For the group, the Department Order should
make it mandatory for schools to use only lead-safe coatings for painting
and/or repainting school structures and fixtures (e.g., buildings, classrooms,
offices, windows, doors and gates), amenities (e.g., libraries, laboratories,
canteens, clinics, covered courts and playgrounds),  furniture (e.g., chairs, tables and cabinets)
and learning materials (e.g., blackboards and teaching aids, including school
supplies and toys)  used in all
elementary and secondary educational institutions.

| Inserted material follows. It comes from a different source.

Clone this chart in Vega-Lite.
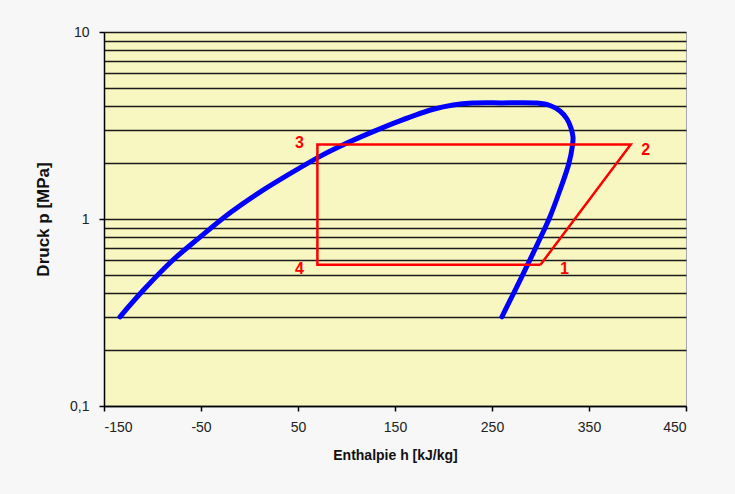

It should also apply to paints directly
procured by the school, as well as those sourced by other means such as through
individual, group, corporate or local government donations,” the group

The EcoWaste Coalition noted that Pacific Paint (Boysen) Philippines, Inc. and
Davies Paints Philippines, Inc. have successfully transitioned to non-lead
paint production, while other companies are on their way to switching to
non-lead additives for oil-based (enamel) paints in compliance with DENR A.O.
It added that water-based paints, which are extensively available in the
market, do not contain lead additives.

Aside from directly protecting vulnerable children from being exposed to lead
early in life, the proposed policy will also make the maintenance, repair and
renovation of painted surfaces simpler and less hazardous and avoid the
exorbitant costs associated with lead paint abatement and removal, as well as
reduce the hazardous content of construction debris, the EcoWaste Coalition explained.
Citing information from the Global Alliance to Eliminate Lead Paint (a joint
initiative of the United Nations Environment Programme and the World Health
Organization), the group pointed out that young children may inhale or ingest
lead-containing paint chips, dust or soil as lead paint deteriorates over time.
The WHO has stated “there is no known level of lead exposure that is considered
to be safe,” stressing that “childhood lead poisoning can have lifelong health
impacts, including: learning disabilities, anemia, and disorders in
coordination, visual, spatial and language skills.”

Lead is one of the “ten chemicals of
major public health concern,” according to WHO.